Patricia Roc is very sweet as the innocent young heroine, with her
Stan Laurel delivery. Hugely popular at the time, she’s a natural
person rather than a performer, but she adds an unaffected simplicity
to the cast of quality thespians. Launder would later observe that
finding British actors at the time who could be completely natural
on screen was almost impossible, but Roc’s untutored approach
is highly effective in this role.
But of more interest to admirers of British screen acting are Eric
Portman (gruff) and Megs Jenkins (philosophical), and there’s
a scene-stealing cameo by the irrepressible Irene Handl as a landlady.
The scenes with the factory girls introduce Launder’s interest
in all-female environments, which continued through the St.
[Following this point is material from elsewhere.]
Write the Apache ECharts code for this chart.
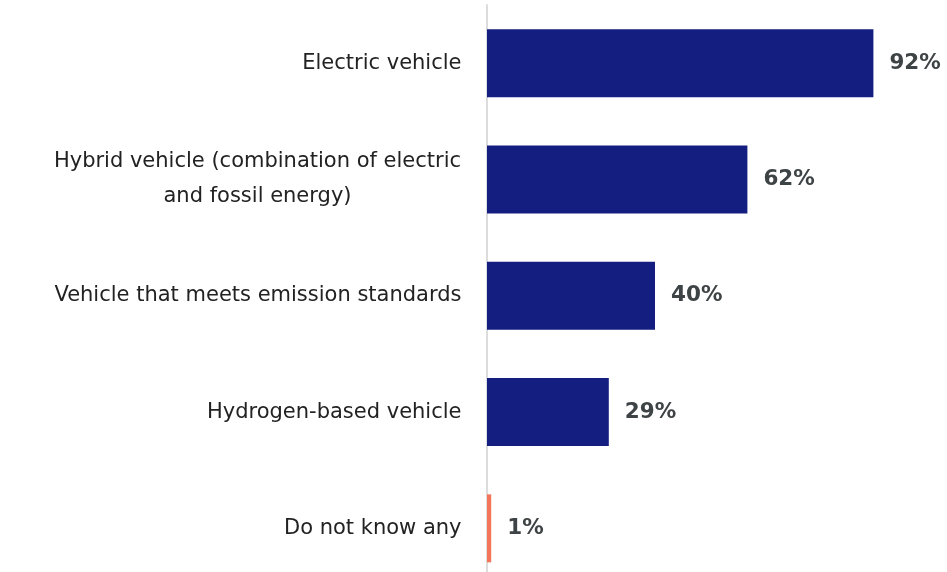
<!DOCTYPE html>
<html>
<head>
<meta charset="utf-8">
<script src="https://cdn.jsdelivr.net/npm/echarts@6/dist/echarts.min.js"></script>
<style>
  html, body { margin: 0; padding: 0; background: #ffffff; }
  #chart { width: 947px; height: 572px; }
</style>
</head>
<body>
<div id="chart"></div>
<script>
// Vehicle types known as low-emission, share of respondents (%)
const categories = [
  'Electric vehicle',
  'Hybrid vehicle (combination of electric\nand fossil energy)',
  'Vehicle that meets emission standards',
  'Hydrogen-based vehicle',
  'Do not know any'
];
const values = [92, 62, 40, 29, 1];
const barColors = ['#141e80', '#141e80', '#141e80', '#141e80', '#f4755a'];

const fontFamily = '"DejaVu Sans", "Noto Sans", sans-serif';
const labelSize = 21;

// width of the widest line, so wrapped labels can be centred line by line
function textWidth(s) {
  const ctx = document.createElement('canvas').getContext('2d');
  ctx.font = labelSize + 'px ' + fontFamily;
  return Math.ceil(ctx.measureText(s).width);
}

const wrapped = categories.filter(function (c) { return c.indexOf('\n') >= 0; })[0];
const wrappedWidth = Math.max.apply(null, wrapped.split('\n').map(textWidth));

const chart = echarts.init(document.getElementById('chart'));

chart.setOption({
  animation: false,
  grid: { left: 487, top: 5, width: 420, height: 581.5, outerBoundsMode: 'none' },
  xAxis: {
    type: 'value',
    min: 0,
    max: 100,
    show: false
  },
  yAxis: {
    type: 'category',
    data: categories,
    inverse: true,
    offset: 1.5,
    axisLine: { show: true, lineStyle: { color: '#dcdcdc', width: 2 } },
    axisTick: { show: false },
    axisLabel: {
      margin: 24,
      color: '#222222',
      fontSize: labelSize,
      fontFamily: fontFamily,
      formatter: function (v) {
        if (v.indexOf('\n') < 0) return v;
        return v.split('\n').map(function (s) {
          return '{c|' + s + '}';
        }).join('\n');
      },
      rich: {
        c: {
          width: wrappedWidth,
          align: 'center',
          lineHeight: 35,
          fontSize: labelSize,
          color: '#222222',
          fontFamily: fontFamily
        }
      }
    }
  },
  series: [{
    type: 'bar',
    data: values.map(function (v, i) {
      return { value: v, itemStyle: { color: barColors[i] } };
    }),
    barWidth: 68,
    label: {
      show: true,
      position: 'right',
      distance: 16,
      formatter: '{c}%',
      color: '#3e4345',
      fontSize: 21.5,
      fontWeight: 'bold',
      fontFamily: fontFamily
    }
  }]
});
</script>
</body>
</html>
Trinian’s
comedies and Two Thousand Women (1944), set in an internment camp
in occupied France.
Broadly speaking, Launder leaned towards comedy, while Gilliat was
inclined to tackle the thrillers and dramas. One might also argue
that Gilliat was the more experimental, Launder the more conservative
of the pair. But Gilliat also made straight comedies like The Constant
Husband (1955) and there are eccentric and bravura touches in many
Launder films too, reminiscent of Powell and Pressburger’s sense
of the fantastic, the absurd, and the just-plain-odd. The wild, expressionistic
dream sequence in Launder’s stunning I See a Dark Stranger (1946)
comes out of left field, like an out-take from Dead of Night (1945)
inexplicably spliced into this comedy-thriller, but it energizes the
film and adds to the already delirious mix of tones.